Emergence of ethnic, tribal and religious differences caused conflict as communities formed around values held in common. Western leaders arbitrarily redrew the map for the people whose roots extended back for centuries. Colonial rule replaced the Ottoman governance. Colonial powers saw the Arab population as inferior and finally ceded to pressures to grant independence. The new countries, boundaries drawn without regard for social, economic, cultural, or ethnic differences, were held together by dictatorships, the only form of government known to the citizens. Under dictatorship countries stagnated economically and culturally. Arab youth are the driving force for change. They want a better life.

Strong-man tradition .  .  .

Surging interest in oil from the West served usually to make matters worse. Exporters of oil wanted political stability to lessen the threat to their supply and the infrastructure required to transport it. They backed leaders who maintained order. If that was a strong dictator, so be it. Wealth introduced by international trade was not often distributed equitably nor did it help move the masses toward democratic reforms.

The Muslim world today is divided between those who insist that nothing new can be introduced into the faith of Islam and those who insist that answers lie not in the past. There is no separation of church and state in Arab countries. God governs though the those enthroned or in office. To believe in law is to believe in God. To obey the law is to obey God.

The Ancient City of Istanbul

The Ancient City of Istanbul

Government and religion as one is very difficult for many in the West to grasp. The only thing that comes close in this reviewer’s experience might be living as Catholic in the middle of last century. No major family decision was made without consulting a priest. Catholic moral code was puritanical and primary. Martyrdom was revered.

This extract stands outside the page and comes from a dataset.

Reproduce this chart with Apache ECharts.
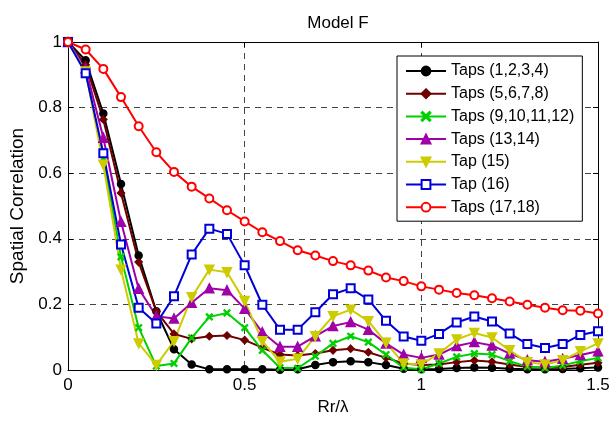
<!DOCTYPE html>
<html>
<head>
<meta charset="utf-8">
<script src="https://cdn.jsdelivr.net/npm/echarts@6/dist/echarts.min.js"></script>
<style>
  html, body { margin: 0; padding: 0; background: #fff; }
  #chart { width: 610px; height: 422px; }
</style>
</head>
<body>
<div id="chart"></div>
<script>
// Normalised antenna separation Rr/lambda, sampled every 0.05
const xValues = [0, 0.05, 0.1, 0.15, 0.2, 0.25, 0.3, 0.35, 0.4, 0.45, 0.5, 0.55, 0.6, 0.65, 0.7, 0.75,
  0.8, 0.85, 0.9, 0.95, 1, 1.05, 1.1, 1.15, 1.2, 1.25, 1.3, 1.35, 1.4, 1.45, 1.5];

const taps1to4 = [1, 0.944, 0.782, 0.567, 0.349, 0.179, 0.063, 0.017, 0.002, 0.002, 0.002, 0.002, 0.001, 0.002, 0.015, 0.024,
  0.027, 0.024, 0.015, 0.004, 0.002, 0.003, 0.006, 0.008, 0.007, 0.004, 0.002, 0.002, 0.003, 0.005, 0.008];
const taps5to8 = [1, 0.931, 0.764, 0.540, 0.329, 0.179, 0.110, 0.095, 0.103, 0.105, 0.091, 0.068, 0.047, 0.044, 0.050, 0.060,
  0.065, 0.054, 0.037, 0.020, 0.015, 0.017, 0.024, 0.029, 0.025, 0.017, 0.009, 0.007, 0.009, 0.016, 0.022];
const taps9to12 = [1, 0.910, 0.645, 0.345, 0.129, 0.012, 0.020, 0.098, 0.162, 0.174, 0.129, 0.060, 0.007, 0.005, 0.042, 0.081,
  0.103, 0.085, 0.047, 0.007, 0.002, 0.020, 0.040, 0.050, 0.047, 0.027, 0.010, 0.006, 0.014, 0.027, 0.037];
const taps13to14 = [1, 0.920, 0.708, 0.452, 0.248, 0.164, 0.157, 0.205, 0.249, 0.243, 0.187, 0.115, 0.071, 0.071, 0.103, 0.134,
  0.146, 0.123, 0.081, 0.047, 0.037, 0.047, 0.073, 0.085, 0.075, 0.050, 0.030, 0.025, 0.034, 0.046, 0.057];
const tap15 = [1, 0.910, 0.626, 0.306, 0.081, 0.015, 0.088, 0.222, 0.306, 0.298, 0.210, 0.088, 0.025, 0.034, 0.103, 0.164,
  0.184, 0.149, 0.083, 0.020, 0.017, 0.050, 0.093, 0.113, 0.099, 0.060, 0.024, 0.017, 0.030, 0.057, 0.081];
const tap16 = [1, 0.905, 0.661, 0.383, 0.190, 0.142, 0.225, 0.352, 0.431, 0.415, 0.319, 0.199, 0.123, 0.123, 0.176, 0.231,
  0.249, 0.215, 0.150, 0.102, 0.089, 0.110, 0.145, 0.163, 0.148, 0.111, 0.079, 0.067, 0.079, 0.107, 0.118];
const taps17to18 = [1, 0.977, 0.918, 0.832, 0.743, 0.664, 0.604, 0.559, 0.523, 0.487, 0.453, 0.420, 0.393, 0.365, 0.349, 0.332,
  0.319, 0.303, 0.282, 0.271, 0.255, 0.245, 0.235, 0.228, 0.219, 0.209, 0.199, 0.190, 0.182, 0.181, 0.172];

const xTicks = [0, 0.5, 1, 1.5];
const yTicks = [0, 0.2, 0.4, 0.6, 0.8, 1];

const FONT = 'Liberation Sans, Arial, sans-serif';
const crossMarker = 'path://M1,0L5,4L9,0L10,1L6,5L10,9L9,10L5,6L1,10L0,9L4,5L0,1Z';
const downTriangle = 'path://M0,0L10,0L5,9Z';

const seriesDefs = [
  { name: 'Taps (1,2,3,4)', values: taps1to4, color: '#000000', symbol: 'circle', size: 7 },
  { name: 'Taps (5,6,7,8)', values: taps5to8, color: '#6e0000', symbol: 'diamond', size: 7 },
  { name: 'Taps (9,10,11,12)', values: taps9to12, color: '#00d000', symbol: crossMarker, size: 6 },
  { name: 'Taps (13,14)', values: taps13to14, color: '#a000a8', symbol: 'triangle', size: 9 },
  { name: 'Tap (15)', values: tap15, color: '#cccc00', symbol: downTriangle, size: 9 },
  { name: 'Tap (16)', values: tap16, color: '#0000d8', symbol: 'emptyRect', size: 8 },
  { name: 'Taps (17,18)', values: taps17to18, color: '#ff0000', symbol: 'emptyCircle', size: 8 }
];

const gridLine = { show: true, lineStyle: { color: '#444', type: [6, 5], width: 1 } };
const boxLine = { show: true, onZero: false, lineStyle: { color: '#000', width: 1 } };
const innerTick = { show: true, inside: true, length: 5, lineStyle: { color: '#000' } };

const chart = echarts.init(document.getElementById('chart'), null, { renderer: 'canvas' });
chart.setOption({
  animation: false,
  backgroundColor: '#fff',
  textStyle: { fontFamily: FONT },
  title: {
    text: 'Model F',
    left: 333, top: 10, textAlign: 'center',
    textStyle: { fontFamily: FONT, fontSize: 17, fontWeight: 'normal', color: '#000' }
  },
  grid: { left: 68, right: 12, top: 42, bottom: 52, outerBoundsMode: 'none' },
  legend: {
    orient: 'vertical',
    left: 397, top: 56,
    padding: [7, 8, 6, 8],
    itemWidth: 40, itemHeight: 11, itemGap: 6.7,
    backgroundColor: '#fff',
    borderColor: '#000', borderWidth: 1,
    textStyle: { fontFamily: FONT, fontSize: 16, color: '#000' },
    data: seriesDefs.map(s => s.name)
  },
  xAxis: [{
    type: 'value', min: 0, max: 1.5, interval: 0.5,
    name: 'Rr/λ', nameLocation: 'middle', nameGap: 25,
    nameTextStyle: { fontFamily: FONT, fontSize: 17, color: '#000' },
    axisLine: boxLine, axisTick: innerTick,
    axisLabel: { fontFamily: FONT, fontSize: 17, color: '#000', margin: 7,
      formatter: v => xTicks.includes(v) ? String(v) : '' },
    splitLine: gridLine
  }, {
    type: 'value', position: 'top', min: 0, max: 1.5, interval: 0.5,
    axisLine: boxLine, axisTick: innerTick, axisLabel: { show: false }, splitLine: { show: false }
  }],
  yAxis: [{
    type: 'value', min: 0, max: 1, interval: 0.2,
    name: 'Spatial Correlation', nameLocation: 'middle', nameGap: 40,
    nameTextStyle: { fontFamily: FONT, fontSize: 19, color: '#000' },
    axisLine: boxLine, axisTick: innerTick,
    axisLabel: { fontFamily: FONT, fontSize: 17, color: '#000', margin: 6,
      formatter: v => yTicks.some(t => Math.abs(t - v) < 1e-9) ? String(Math.round(v * 10) / 10) : '' },
    splitLine: gridLine
  }, {
    type: 'value', position: 'right', min: 0, max: 1, interval: 0.2,
    axisLine: boxLine, axisTick: innerTick, axisLabel: { show: false }, splitLine: { show: false }
  }],
  series: seriesDefs.map(s => ({
    name: s.name,
    type: 'line',
    data: xValues.map((x, i) => [x, s.values[i]]),
    symbol: s.symbol,
    symbolSize: s.size,
    showAllSymbol: true,
    color: s.color,
    lineStyle: { color: s.color, width: 2 },
    itemStyle: { color: s.color, borderColor: s.color, borderWidth: 1.5 },
    clip: false
  }))
});
</script>
</body>
</html>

Children were indoctrinated before they reached the age of reason. Free-thinking was discouraged. Faith was exulted as superior to reason. Doubt was sinful. Ritualized self-mortification was part of worship. The self was unworthy. Catholicism, in short, was a way of life. A minority in the U. S, and never been as strongly entrenched as Islam, Catholicism has yielded to the democratic and secular influences of a pluralistic society. Islam in the Middle East, however, is dominant as a way of life for the majority. Pressure for change is weaker.

Extremes of the Crisis .  .  .

Liberal and secular thinking is slowly breaking down some of the traditional practices in Islam society. The extremes of the crisis show up in the barbarism of ISIS and others. Violence is how these groups present their challenge to contemporary liberal thinkers. Middle ground is hard to fine. The most recent constitution adopted by Egypt, for example, recognizes only Islam in creating a state that excludes non-Arabs. Missing almost entirely is the humanist base of most Western constitutions.

The Fires of Spring is a huge first step toward creating better understanding. Culbertson’s reporting on the status of women in Arab countries is also a plus and adds depth to her book. Customs vary from country to country and Culbertson, as a female reporter, was very successful in interviewing women of the region. Westerners, who often regard the dress and social regimentation of woman as demeaning, will be surprised to find the women of the region are not universally opposed to all their culture imposes on them. Pride in their own traditions, especially in the face of secular pressures from the West, has many embracing many aspects of their customary roles. Doing so does not necessarily mean they must forsake the goal of equality.

Not to be overlooked are the author’s moving impressions as she strolls the streets of the ancient cities, seeks out the poor in the slums, and describes the timeless beauty of the vistas of these legendary lands. Her descriptive passages are poetic. The First of Spring is contemporary non-fiction at its best. Mission accomplished, Shelly Culbertson.